In his Discorsi Ammirato presents himself as an anti-Machiavellian from the outset, leaving no stone unturned in his efforts to confute the main theses of Il Principe. Unlike Botero and Lipsius, Ammirato did not see Tacitism as a surrogate form of Machiavellianism.
On the contrary, his Discorsi present the works of the Roman historian as an antidote to Il Principe, and this approach was to prove widely popular during the long Tacitus revival.

Moreover, Ammirato's doctrine of reason of state defined such “reason” as violating neither natural nor divine law; it was the reason of the greater public good (such as public safety) and thus, in departing from the ordinary moral order in extraordinary circumstances, the modern prince did not come into conflict with Christianity.

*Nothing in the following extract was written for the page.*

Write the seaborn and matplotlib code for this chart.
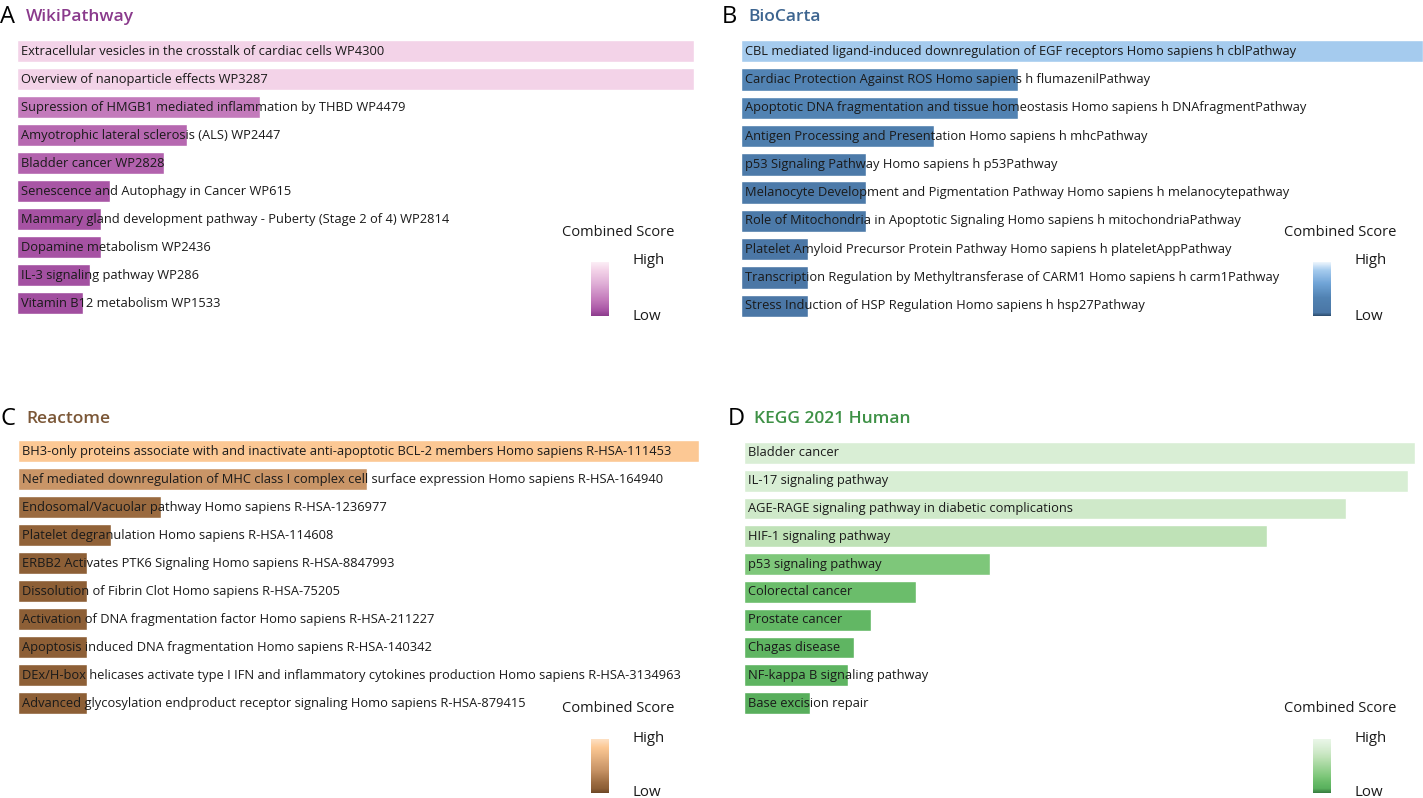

Istorie Fiorentine, in two parts. Part I, consisting of twenty books, comes down to the year 1434, when Cosimo de' Medici, styled Pater Patriae, returned from his exile, and it was published in 1600, in 1 vol. fol. Part II, in fifteen books, to the year 1574, was published 1641, in 1 vol. fol., by Ammirato the younger, and dedicated to the Grand Duke Ferdinando II. Ammirato the younger published also in 1647 a second and improved edition of the first part, with additions, in 2 vols fol. Ammirato's history of Florence is considered the most accurate and complete of its kind. The Accademia della Crusca called him "the modern Livy". Ammirato, was highly critical of Machiavelli's Florentine Histories; he said that Machiavelli «altered names, twisted facts, confounded cases, increased, added, subtracted, diminished and did anything that suited his fancy without checking, without lawful restraint and what is more, he seems to have done so occasionally on purpose!»